What’s with the schedule makers anyway? Why did the 49ers have to travel East to play Baltimore on a short week, their fifth trip to this time zone of the year, and resulted in a 16-6 loss? Sure Baltimore was on their schedule. And the two teams’ head coaches being brothers is a storyline made for primetime. But then why couldn’t the game be played on Sunday or Monday night? Home field advantage is bigger in football than in any other sport. When a team has to travel 3,000 miles to play during a regular week, it’s usually even bigger big. So in a four-day week? Yikes. There are scheduling quirks that make little sense every year.
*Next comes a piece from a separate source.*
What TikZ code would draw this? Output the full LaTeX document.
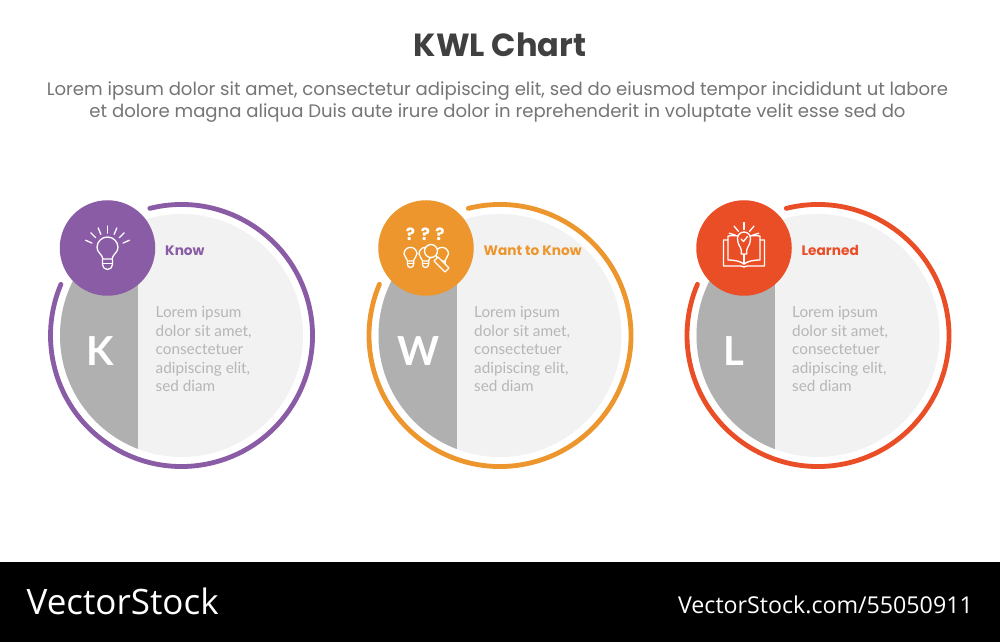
\documentclass[tikz,border=0pt]{standalone}
\usepackage{fontspec}
\setmainfont{Poppins}
\newfontfamily\lato{Lato}
\newfontfamily\foot{Open Sans}
\definecolor{kpurple}{HTML}{8A5CA6}
\definecolor{korange}{HTML}{EC962D}
\definecolor{kred}{HTML}{EA4E27}
\definecolor{kgray}{HTML}{B0B0B0}
\definecolor{klight}{HTML}{F2F2F2}
\definecolor{ktext}{HTML}{B6B6B6}
\definecolor{khead}{HTML}{757575}
\definecolor{ktitle}{HTML}{404040}
\tikzset{
  iconline/.style={draw=white,line width=1.3pt,line cap=round,line join=round},
  bodytext/.style={anchor=west,inner sep=0pt,text=ktext,font=\lato\fontsize{15.3}{18.5}\selectfont,align=left},
  itemtitle/.style={anchor=west,inner sep=0pt,font=\fontsize{13.7}{15}\selectfont\bfseries},
  bigletter/.style={inner sep=0pt,text=white,font=\lato\fontsize{40}{44}\selectfont\bfseries},
}
% #1 x centre, #2 colour, #3 letter, #4 title, #5 name, #6 icon code, #7 letter offset
\newcommand{\kwlcard}[7]{%
 \begin{scope}[shift={(#1,306.5)}]
  \fill[klight] (0,0) circle (121.5);
  \begin{scope}
   \clip (0,0) circle (121.5);
   \fill[kgray] (-125,-125) rectangle (-43.5,125);
  \end{scope}
  \draw[#2,line width=4.8pt,line cap=round] (104:131) arc[start angle=104,end angle=-203,radius=131];
  \node[bigletter] (#5letter) at (#7,-15.5) {#3};
  \node[bodytext] (#5body) at (-26,-13.5) {Lorem ipsum\\dolor sit amet,\\consectetuer\\adipiscing elit,\\sed diam};
  \node[itemtitle,text=#2] (#5title) at (-16.5,85) {#4};
  \node[circle,fill=#2,minimum size=95.5pt,inner sep=0pt] (#5icon) at (-74,87.5) {};
  \begin{scope}[shift={(-74,87.5)}]
   #6
  \end{scope}
 \end{scope}}
\newcommand{\kbulb}[3]{%
 \begin{scope}[shift={(#1,#2)},scale=#3]
  \draw[iconline] (-4.6,-10.5) .. controls (-5,-6) and (-10.5,-4) .. (-10.5,1)
     arc[start angle=180,end angle=0,radius=10.5]
     .. controls (10.5,-4) and (5,-6) .. (4.6,-10.5) -- cycle;
  \draw[iconline] (-5,-10.5) -- (-5,-16) arc[start angle=180,end angle=360,radius=5] -- (5,-10.5);
  \draw[iconline] (-5,-15) -- (5,-15);
 \end{scope}}
% #1,#2 centre, #3 inner radius, #4 ray length, #5 angles
\newcommand{\krays}[5]{%
 \begin{scope}[shift={(#1,#2)}]
  \foreach \a in {#5}{\draw[iconline] (\a:#3) -- (\a:#3+#4);}
 \end{scope}}
\begin{document}
\begin{tikzpicture}[x=1pt,y=1pt]
\useasboundingbox (0,0) rectangle (1000,642);
\fill[white] (0,0) rectangle (1000,642);
\fill[black] (0,0) rectangle (1000,80);
\node[inner sep=0pt,text=ktitle,font=\fontsize{32}{36}\selectfont\bfseries] (title) at (500,597) {KWL Chart};
\node[inner sep=0pt,text=khead,font=\fontsize{18.08}{22}\selectfont,align=center] (sub) at (497.5,540) {Lorem ipsum dolor sit amet, consectetur adipiscing elit, sed do eiusmod tempor incididunt ut labore\\et dolore magna aliqua Duis aute irure dolor in reprehenderit in voluptate velit esse sed do};
\kwlcard{181.5}{kpurple}{K}{Know}{k}{%
  \kbulb{0}{-0.5}{1}
  \krays{0}{-2}{17}{7}{24,46,67,90,113,134,156}}{-81.5}
\kwlcard{500}{korange}{W}{Want to Know}{w}{%
  \foreach \x in {-15.5,-0.5,14}{\node[inner sep=0pt,text=white,font=\fontsize{17}{17}\selectfont\bfseries] at (\x,14) {?};}
  \kbulb{-15.5}{-6.5}{0.62}
  \kbulb{-0.5}{-6.5}{0.62}
  \kbulb{16}{-6.5}{0.62}
  \draw[iconline,fill=korange] (8,-13) -- (19,-24) -- (23,-20) -- (12,-9) -- cycle;
  \draw[iconline,fill=korange] (5,-3) circle (6.5);}{-81}
\kwlcard{818}{kred}{L}{Learned}{l}{%
  \draw[iconline] (-16,8) -- (-20.5,8) -- (-20.5,-18) -- (-3,-18) .. controls (-2,-18) and (-1,-19) .. (0,-19) .. controls (1,-19) and (2,-18) .. (3,-18) -- (20.5,-18) -- (20.5,8) -- (16,8);
  \draw[iconline] (-6,12) .. controls (-10,12.5) and (-13,12.5) .. (-16,12) -- (-16,-12) .. controls (-10,-12) and (-4,-13) .. (0,-16) .. controls (4,-13) and (10,-12) .. (16,-12) -- (16,12) .. controls (13,12.5) and (10,12.5) .. (6,12);
  \draw[iconline] (0,-16) -- (0,-6);
  \draw[iconline,fill=kred] (-2.8,-6) -- (-2.8,-2) .. controls (-3,1) and (-6.5,3) .. (-6.5,9.5)
     arc[start angle=180,end angle=0,radius=6.5] .. controls (6.5,3) and (3,1) .. (2.8,-2) -- (2.8,-6) -- cycle;
  \draw[iconline] (-3,9) -- (-0.5,6.5) -- (3.5,11.5);
  \krays{0}{10}{8.5}{7}{18,50,90,130,162}}{-84}
\node[anchor=west,inner sep=0pt,text=white,font=\foot\fontsize{35}{40}\selectfont] (brand) at (26.5,41) {VectorStock};
\node[anchor=east,inner sep=0pt,text=white,font=\foot\fontsize{23.2}{26}\selectfont] (url) at (973,37) {VectorStock.com/55050911};
\end{tikzpicture}
\end{document}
Teams often have to play three road games in a row (like the Jets, who played at Oakland, at Baltimore and at the Pats in consecutive weeks earlier this season and lost all three times) and that in itself doesn’t seem very fair. We all know this is a business and the TV contracts rule. But why put any team at a further competitive disadvantage just for sake of a good story? Bad NFL, bad.